== Data excerpt ==

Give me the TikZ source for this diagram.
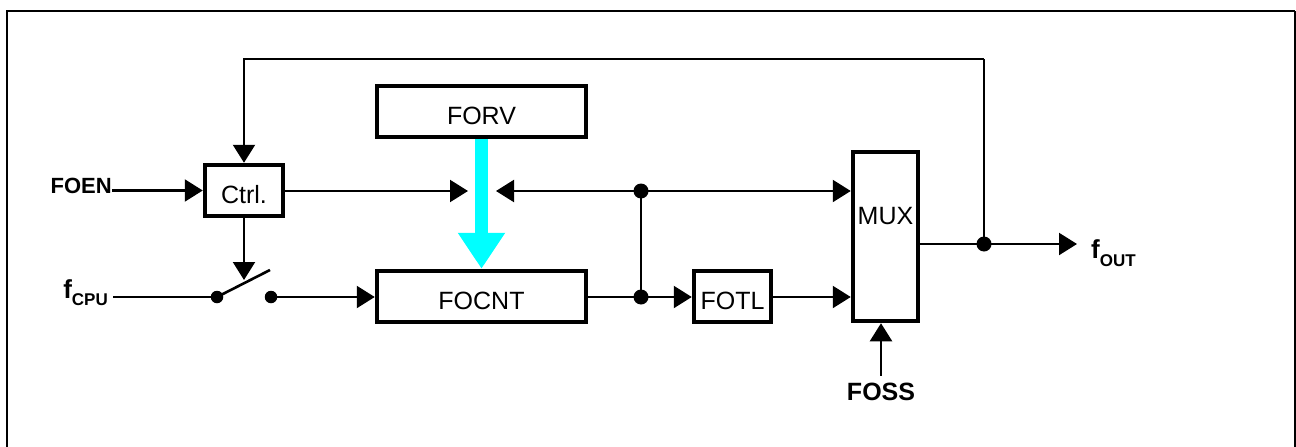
\documentclass[tikz,border=0pt]{standalone}
\usepackage{fontspec}
\setmainfont{Liberation Sans}
\usetikzlibrary{arrows.meta}
\definecolor{busc}{RGB}{0,255,255}
\begin{document}
\begin{tikzpicture}[x=1pt,y=-1pt,
  box/.style={draw, line width=4.5pt, inner sep=0pt, text height=26pt, text depth=0pt,
    font=\fontsize{25}{30}\selectfont},
  wire/.style={line width=2.2pt},
  arr/.style={wire, -{Triangle[length=18pt,width=22pt]}},
  jdot/.style={circle, fill, inner sep=0pt, minimum size=15pt},
  swdot/.style={circle, fill, inner sep=0pt, minimum size=12.5pt},
  lbl/.style={inner sep=0pt, font=\bfseries\fontsize{22}{26}\selectfont},
  boxtxt/.style={inner sep=0pt, font=\fontsize{25}{30}\selectfont}]
\useasboundingbox (0,0) rectangle (1296,447);
% frame
\draw[line width=2.5pt] (7,447) -- (7,11) -- (1295,11);
\draw[line width=1.5pt] (1295,11) -- (1295,447);
% blocks
\node[box, minimum width=78pt, minimum height=51pt] (ctrl) at (244,190.5) {Ctrl.};
\node[box, minimum width=209pt, minimum height=51pt] (forv) at (481.5,111.5) {FORV};
\node[box, minimum width=209pt, minimum height=51pt] (focnt) at (481.5,296.5) {FOCNT};
\node[box, minimum width=77pt, minimum height=51pt] (fotl) at (732.5,296.5) {FOTL};
\node[box, minimum width=65pt, minimum height=169pt] (mux) at (885.5,236.5) {};
\node[boxtxt] (muxlbl) at (885.5,216) {MUX};
% labels
\node[lbl, anchor=base east] (foen) at (112,193) {FOEN};
\node[inner sep=0pt, anchor=base east] (fcpu) at (108,298)
  {\bfseries\fontsize{26}{30}\selectfont f\raisebox{-7pt}{\fontsize{17}{20}\selectfont CPU}};
\node[inner sep=0pt, anchor=base west] (fout) at (1091,258)
  {\bfseries\fontsize{26}{30}\selectfont f\raisebox{-8pt}{\fontsize{17}{20}\selectfont OUT}};
\node[inner sep=0pt, outer ysep=7pt, anchor=base, font=\bfseries\fontsize{25}{30}\selectfont] (foss) at (881,400) {FOSS};
% junctions and switch contacts
\node[jdot] (j1) at (641,191) {};
\node[jdot] (j2) at (641,297) {};
\node[jdot] (j3) at (984,244) {};
\node[swdot] (swL) at (217,297) {};
\node[swdot] (swR) at (271,297) {};
\coordinate (swtip) at (244,280);
\coordinate (swend) at (270,270);
\coordinate (tipA) at (468,191);
\coordinate (tipB) at (496,191);
\coordinate (outtip) at (1077,244);
\coordinate (fbR) at (984,59);
\coordinate (fbL) at (244,59);
\coordinate (cpuin) at (113,297);
% wires
\draw[arr] (foen.east |- ctrl.west) -- (ctrl.west);
\draw[arr] (fbR) -- (fbL) -- (ctrl.north);
\draw[wire] (j3.center) -- (fbR);
\draw[arr] (ctrl.east |- tipA) -- (tipA);
\draw[arr] (j1.center) -- (tipB);
\draw[arr] (j1.center) -- (mux.west |- j1);
\draw[wire] (j1.center) -- (j2.center);
\draw[arr] (ctrl.south) -- (swtip);
\draw[wire] (cpuin) -- (swL.center);
\draw[wire, line width=2.6pt] (swL.center) -- (swend);
\draw[arr] (swR.center) -- (focnt.west |- swR);
\draw[wire] (focnt.east |- j2) -- (j2.center);
\draw[arr] (j2.center) -- (fotl.west |- j2);
\draw[arr] (fotl.east |- j2) -- (mux.west |- j2);
\draw[wire] (mux.east |- j3) -- (j3.center);
\draw[arr] (j3.center) -- (outtip);
\draw[arr] (foss.north) -- (mux.south -| foss.north);
% FORV bus arrow
\draw[busc, line width=13pt, -{Triangle[length=36pt,width=45pt]}] (forv.south) -- (focnt.north);
\end{tikzpicture}
\end{document}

===

Pictures are excluded; output everything else in the data verbatim.

Give me the TikZ source for this diagram.
\documentclass[tikz,border=0pt]{standalone}
\usepackage{fontspec}
\setmainfont{Liberation Sans}
\usetikzlibrary{arrows.meta}
\definecolor{busc}{RGB}{0,255,255}
\begin{document}
\begin{tikzpicture}[x=1pt,y=-1pt,
  box/.style={draw, line width=4.5pt, inner sep=0pt, text height=26pt, text depth=0pt,
    font=\fontsize{25}{30}\selectfont},
  wire/.style={line width=2.2pt},
  arr/.style={wire, -{Triangle[length=18pt,width=22pt]}},
  jdot/.style={circle, fill, inner sep=0pt, minimum size=15pt},
  swdot/.style={circle, fill, inner sep=0pt, minimum size=12.5pt},
  lbl/.style={inner sep=0pt, font=\bfseries\fontsize{22}{26}\selectfont},
  boxtxt/.style={inner sep=0pt, font=\fontsize{25}{30}\selectfont}]
\useasboundingbox (0,0) rectangle (1296,447);
% frame
\draw[line width=2.5pt] (7,447) -- (7,11) -- (1295,11);
\draw[line width=1.5pt] (1295,11) -- (1295,447);
% blocks
\node[box, minimum width=78pt, minimum height=51pt] (ctrl) at (244,190.5) {Ctrl.};
\node[box, minimum width=209pt, minimum height=51pt] (forv) at (481.5,111.5) {FORV};
\node[box, minimum width=209pt, minimum height=51pt] (focnt) at (481.5,296.5) {FOCNT};
\node[box, minimum width=77pt, minimum height=51pt] (fotl) at (732.5,296.5) {FOTL};
\node[box, minimum width=65pt, minimum height=169pt] (mux) at (885.5,236.5) {};
\node[boxtxt] (muxlbl) at (885.5,216) {MUX};
% labels
\node[lbl, anchor=base east] (foen) at (112,193) {FOEN};
\node[inner sep=0pt, anchor=base east] (fcpu) at (108,298)
  {\bfseries\fontsize{26}{30}\selectfont f\raisebox{-7pt}{\fontsize{17}{20}\selectfont CPU}};
\node[inner sep=0pt, anchor=base west] (fout) at (1091,258)
  {\bfseries\fontsize{26}{30}\selectfont f\raisebox{-8pt}{\fontsize{17}{20}\selectfont OUT}};
\node[inner sep=0pt, outer ysep=7pt, anchor=base, font=\bfseries\fontsize{25}{30}\selectfont] (foss) at (881,400) {FOSS};
% junctions and switch contacts
\node[jdot] (j1) at (641,191) {};
\node[jdot] (j2) at (641,297) {};
\node[jdot] (j3) at (984,244) {};
\node[swdot] (swL) at (217,297) {};
\node[swdot] (swR) at (271,297) {};
\coordinate (swtip) at (244,280);
\coordinate (swend) at (270,270);
\coordinate (tipA) at (468,191);
\coordinate (tipB) at (496,191);
\coordinate (outtip) at (1077,244);
\coordinate (fbR) at (984,59);
\coordinate (fbL) at (244,59);
\coordinate (cpuin) at (113,297);
% wires
\draw[arr] (foen.east |- ctrl.west) -- (ctrl.west);
\draw[arr] (fbR) -- (fbL) -- (ctrl.north);
\draw[wire] (j3.center) -- (fbR);
\draw[arr] (ctrl.east |- tipA) -- (tipA);
\draw[arr] (j1.center) -- (tipB);
\draw[arr] (j1.center) -- (mux.west |- j1);
\draw[wire] (j1.center) -- (j2.center);
\draw[arr] (ctrl.south) -- (swtip);
\draw[wire] (cpuin) -- (swL.center);
\draw[wire, line width=2.6pt] (swL.center) -- (swend);
\draw[arr] (swR.center) -- (focnt.west |- swR);
\draw[wire] (focnt.east |- j2) -- (j2.center);
\draw[arr] (j2.center) -- (fotl.west |- j2);
\draw[arr] (fotl.east |- j2) -- (mux.west |- j2);
\draw[wire] (mux.east |- j3) -- (j3.center);
\draw[arr] (j3.center) -- (outtip);
\draw[arr] (foss.north) -- (mux.south -| foss.north);
% FORV bus arrow
\draw[busc, line width=13pt, -{Triangle[length=36pt,width=45pt]}] (forv.south) -- (focnt.north);
\end{tikzpicture}
\end{document}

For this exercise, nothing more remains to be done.